Monday, 1 December 2014

Clumber Park's restored Long Range Glasshouse on the last day in November

Yesterday was sensationally bright after a few miserable days. The Walled Kitchen Garden at Clumber Park, Nottinghamshire, is remarkable in summer, spring and autumn. But unless one is delighted by clean vegetable beds - and there is an attraction - then the completely restored Long Range Glasshouse, a grade 11 listed building and the longest continuous greenhouse belonging to the National Trust, is the place to be.
All the shrubs and herbaceous borders have been cleaned up for winter. I have other photographs of them in their glory for another post.
"The Gourd, the Bad and the Ugly" was the caption for masses of these colourful squash, pumpkin and gourd.
Everything has been painted and original woodwork retained wherever possible, a heck of a job when the sun shone from what I could see.
Chrysanthemum Ragomante looked far better cascading down than it did sticking out of a pot. And I give the name on the label. I am unable to discover the variety on the web.
A much more conventional, fresh chrysanthemum.
The potting shed is full of clay pots of every description.
Even in winter the glasshouse is glorious on a bright day with Christmas lanterns hanging in preparation for one of the Trust's many activities.

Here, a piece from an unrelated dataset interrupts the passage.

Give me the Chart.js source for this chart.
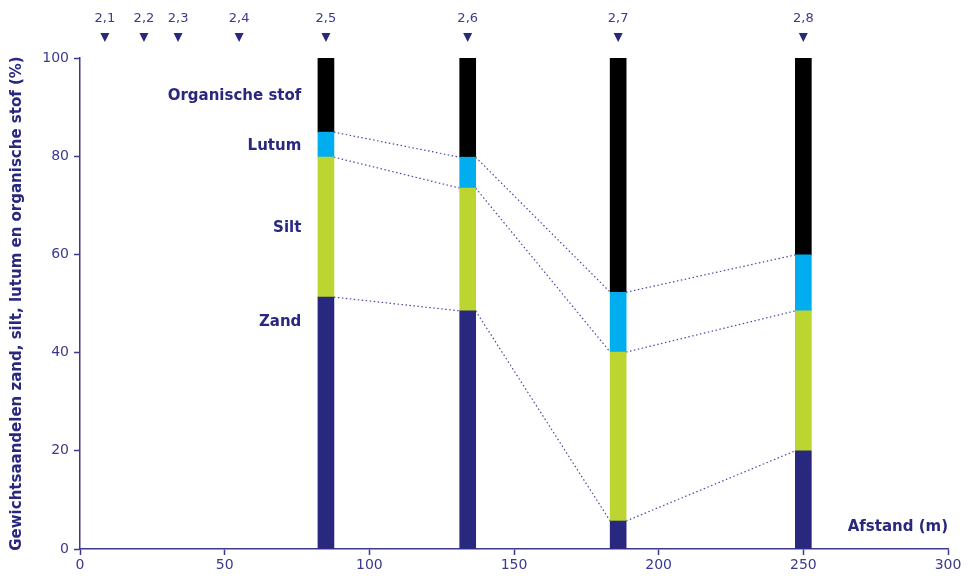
<!DOCTYPE html>
<html>
<head>
<meta charset="utf-8">
<script src="https://cdn.jsdelivr.net/npm/chart.js@4"></script>
<style>
    body { margin: 0; background: #fff; }
    #wrap { width: 968px; height: 576px; }
</style>
</head>
<body>
<div id="wrap"><canvas id="soilChart"></canvas></div>
<script>
// afstand van de boorpunten (m)
const positions = [85, 134, 186, 250];
// bovengrens van elke fractie (%), cumulatief
const zandTop = [51.3, 48.5, 5.7, 20.0];
const siltTop = [79.8, 73.5, 40.1, 48.5];
const lutumTop = [84.9, 79.8, 52.3, 59.9];
const totalTop = [100, 100, 100, 100];

// meetpunten bovenaan
const markerLabels = ["2,1", "2,2", "2,3", "2,4", "2,5", "2,6", "2,7", "2,8"];
const markerPositions = [8.6, 22.1, 33.9, 55, 85, 134, 186, 250];

const fractionNames = ["Organische stof", "Lutum", "Silt", "Zand"];
const fractionLabelY = [92.3, 82.0, 65.4, 46.2];

const navy = "#29287f";
const axisBlue = "#3b3a8e";
const halfBar = 2.75;

function barData(bottom, top) {
    return positions.map((x, i) => ({ x: x, y: [bottom[i], top[i]] }));
}

// stippellijn van rechterkant van een kolom naar linkerkant van de volgende
function connector(levels) {
    const pts = [];
    for (let i = 0; i < positions.length - 1; i++) {
        pts.push({ x: positions[i] + halfBar, y: levels[i] });
        pts.push({ x: positions[i + 1] - halfBar, y: levels[i + 1] });
        pts.push({ x: positions[i + 1], y: null });
    }
    return pts;
}

const zeros = positions.map(() => 0);

const textPlugin = {
    id: "textPlugin",
    afterDraw(chart) {
        const ctx = chart.ctx;
        const xs = chart.scales.x;
        const ys = chart.scales.y;
        ctx.save();
        ctx.fillStyle = navy;
        ctx.font = "bold 15px 'DejaVu Sans'";
        ctx.textAlign = "right";
        ctx.textBaseline = "middle";
        fractionNames.forEach((name, i) => {
            ctx.fillText(name, xs.getPixelForValue(76.5), ys.getPixelForValue(fractionLabelY[i]));
        });
        ctx.fillText("Afstand (m)", xs.getPixelForValue(300), ys.getPixelForValue(4.5));

        // driehoekjes en labels van de meetpunten
        ctx.font = "13px 'DejaVu Sans'";
        ctx.textAlign = "center";
        markerLabels.forEach((lab, i) => {
            const px = xs.getPixelForValue(markerPositions[i]);
            ctx.fillStyle = axisBlue;
            ctx.fillText(lab, px, 19);
            ctx.fillStyle = navy;
            ctx.beginPath();
            ctx.moveTo(px - 4.5, 33);
            ctx.lineTo(px + 4.5, 33);
            ctx.lineTo(px, 42);
            ctx.closePath();
            ctx.fill();
        });
        ctx.restore();
    }
};

const ctx = document.getElementById("soilChart").getContext("2d");
new Chart(ctx, {
    type: "bar",
    data: {
        datasets: [
            { label: "Zand", data: barData(zeros, zandTop), backgroundColor: navy },
            { label: "Silt", data: barData(zandTop, siltTop), backgroundColor: "#bcd531" },
            { label: "Lutum", data: barData(siltTop, lutumTop), backgroundColor: "#00adef" },
            { label: "Organische stof", data: barData(lutumTop, totalTop), backgroundColor: "#000000" },
            { type: "line", data: connector(zandTop), borderColor: "#4a48a0", borderWidth: 1.2, borderDash: [1.5, 2.5], pointRadius: 0, spanGaps: false },
            { type: "line", data: connector(siltTop), borderColor: "#4a48a0", borderWidth: 1.2, borderDash: [1.5, 2.5], pointRadius: 0, spanGaps: false },
            { type: "line", data: connector(lutumTop), borderColor: "#4a48a0", borderWidth: 1.2, borderDash: [1.5, 2.5], pointRadius: 0, spanGaps: false }
        ]
    },
    options: {
        responsive: true,
        maintainAspectRatio: false,
        animation: false,
        grouped: false,
        barThickness: 16,
        layout: { padding: { top: 58, right: 20, left: 0, bottom: 0 } },
        plugins: {
            legend: { display: false },
            tooltip: { enabled: false }
        },
        scales: {
            x: {
                type: "linear",
                min: 0,
                max: 300,
                offset: false,
                border: { color: axisBlue, width: 1.5 },
                grid: { display: true, offset: false, drawOnChartArea: false, drawTicks: true, tickLength: 6, tickColor: axisBlue, tickWidth: 1.5 },
                ticks: { stepSize: 50, color: axisBlue, font: { family: "DejaVu Sans", size: 14 }, padding: 2 },
                afterFit(scale) { scale.height = 27; }
            },
            y: {
                min: 0,
                max: 100,
                border: { color: axisBlue, width: 1.5 },
                grid: { display: true, drawOnChartArea: false, drawTicks: true, tickLength: 6, tickColor: axisBlue, tickWidth: 1.5 },
                ticks: { stepSize: 20, color: axisBlue, font: { family: "DejaVu Sans", size: 14 }, padding: 5 },
                title: {
                    display: true,
                    text: "Gewichtsaandelen zand, silt, lutum en organische stof (%)",
                    color: navy,
                    font: { family: "DejaVu Sans", size: 15, weight: "bold" },
                    padding: { top: 8, bottom: 4 }
                },
                afterFit(scale) { scale.width = 80; }
            }
        }
    },
    plugins: [textPlugin]
});
</script>
</body>
</html>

A future trip with the grandchildren?
Oh deer!
Deer deer deer.
In the autumn the building is full of grapes and tomatoes. Now it is pelargoniums to touch for the scent or to feast the eyes. A refuge from the cold in winter, not that the day was cold at all, anything but.
The central section is quite regal.
A Clumber Christmas full of gourd things. (My original caption offered, with love, to the Trust.)